A design system is not a component library. It is a shared agreement about how your product looks, behaves, and feels, written down so the whole team can move faster without arguing.

Mara Whitfield6 min read
Designing Systems People Actually Want to Use

Most teams reach for a design system the moment things start to feel inconsistent. Buttons drift apart, spacing becomes a guessing game, and every new screen reopens a debate that was supposedly settled months ago. The instinct is right, but the framing is often wrong.

A design system is not a folder of components. It is a set of decisions, made once and made well, that everyone agrees to follow. The components are simply where those decisions live.

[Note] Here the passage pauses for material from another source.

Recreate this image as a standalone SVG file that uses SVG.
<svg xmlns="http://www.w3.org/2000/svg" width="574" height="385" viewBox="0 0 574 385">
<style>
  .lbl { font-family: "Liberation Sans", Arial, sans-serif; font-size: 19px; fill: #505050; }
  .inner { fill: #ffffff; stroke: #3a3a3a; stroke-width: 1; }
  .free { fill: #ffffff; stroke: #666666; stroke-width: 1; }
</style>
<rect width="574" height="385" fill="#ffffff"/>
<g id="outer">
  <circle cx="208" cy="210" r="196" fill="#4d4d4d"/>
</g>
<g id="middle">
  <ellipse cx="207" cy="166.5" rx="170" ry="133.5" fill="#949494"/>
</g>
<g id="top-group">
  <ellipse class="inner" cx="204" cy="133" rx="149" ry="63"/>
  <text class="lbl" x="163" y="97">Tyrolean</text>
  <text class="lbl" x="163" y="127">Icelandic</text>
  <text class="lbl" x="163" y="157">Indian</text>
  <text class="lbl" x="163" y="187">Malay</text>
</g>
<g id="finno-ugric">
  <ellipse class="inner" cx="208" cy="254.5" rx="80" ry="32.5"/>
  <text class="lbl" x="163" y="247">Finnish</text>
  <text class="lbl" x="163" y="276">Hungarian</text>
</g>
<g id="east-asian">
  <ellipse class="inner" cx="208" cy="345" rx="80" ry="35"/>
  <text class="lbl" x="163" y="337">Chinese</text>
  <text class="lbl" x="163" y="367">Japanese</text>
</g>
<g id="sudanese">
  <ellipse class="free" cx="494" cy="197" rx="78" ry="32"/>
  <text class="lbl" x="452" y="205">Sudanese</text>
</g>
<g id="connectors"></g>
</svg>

The best systems start small. Pick the handful of things you repeat constantly, color, type scale, spacing, a primary button, and define them with real intent. Resist the urge to document everything on day one. A system nobody uses is worse than no system at all, because it carries the cost of maintenance without the benefit of adoption.

Adoption is the only metric that matters. If designers and engineers reach for the system because it is genuinely the fastest path to a good result, it works. If they route around it, no amount of documentation will save it. Make the right thing the easy thing.

Finally, treat the system as a living product with its own users: your team. Ship it, gather feedback, and iterate. The goal is not a perfect artifact frozen in time. The goal is momentum that compounds.